Should we discuss performance comparisons between concatenation/feature-wise biasing and feature-wise multiplication/gating? It seems like this isn't the point of our paper, and that these distinctions might distract readers; we don't want to reinforce that multiplicative vs. additive interactions is the main difference (which isn't what the FiLM paper found), but rather that the feature-wise aspect is important.

I'd be in favor of replacing sentences like "Both papers [on gated-attention] show improvement over conditioning via concatenation." with something more specific on how the feature-wise aspect helps learning. I.e. "\cite{Gated-Attention Architectures for Task-Oriented Language Grounding} shows that feature-wise modulation enables agents to learn to follow language instructions in reinforcement learning by modulating which features in its visual pipeline/convolutional neural network will be important for its downstream policy network for instruction-following. Only features relevant to the particular categories of object types referenced by the language instruction are significantly activated."

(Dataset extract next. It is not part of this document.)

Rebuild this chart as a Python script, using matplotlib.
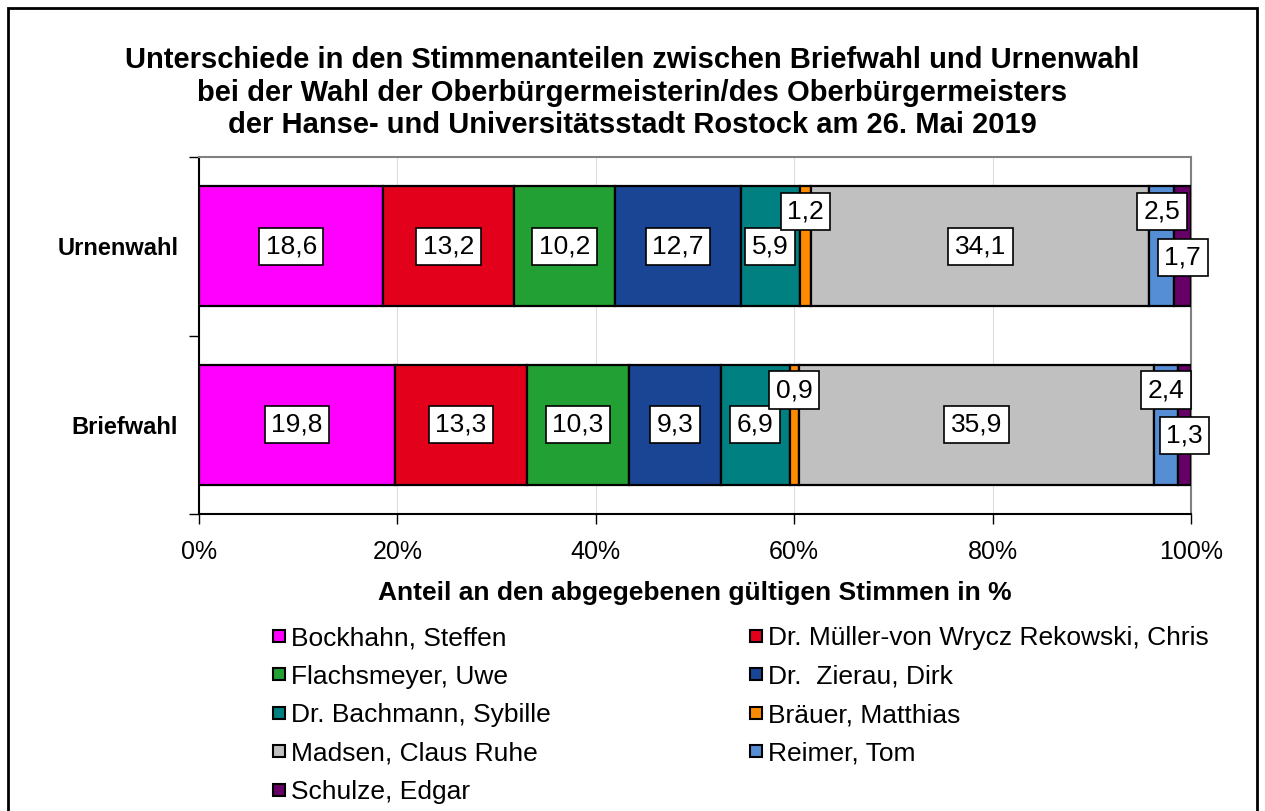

I think this is my fault (I must have included this information in the literature review), but I just realized it reading over the draft.

harm-devries commented 6 years ago

we don't want to reinforce that multiplicative vs. additive interactions is the main difference (which isn't what the FiLM paper found), but rather that the feature-wise aspect is important.

I think what's missing is an explanation that concatenation is a form of feature-wise biasing, so we can point out that previous work found that multiplicative interactions perform better than additive interactions. We can then add that the FiLM paper found that having both multiplicative and additive interactions leads to the best performance.

Btw, what do you mean by the feature-wise aspect is important?

vdumoulin commented 6 years ago

I think the recent reorganization of the related work section renders this issue obsolete. I'll go ahead and close it but feel free to reopen it if you disagree.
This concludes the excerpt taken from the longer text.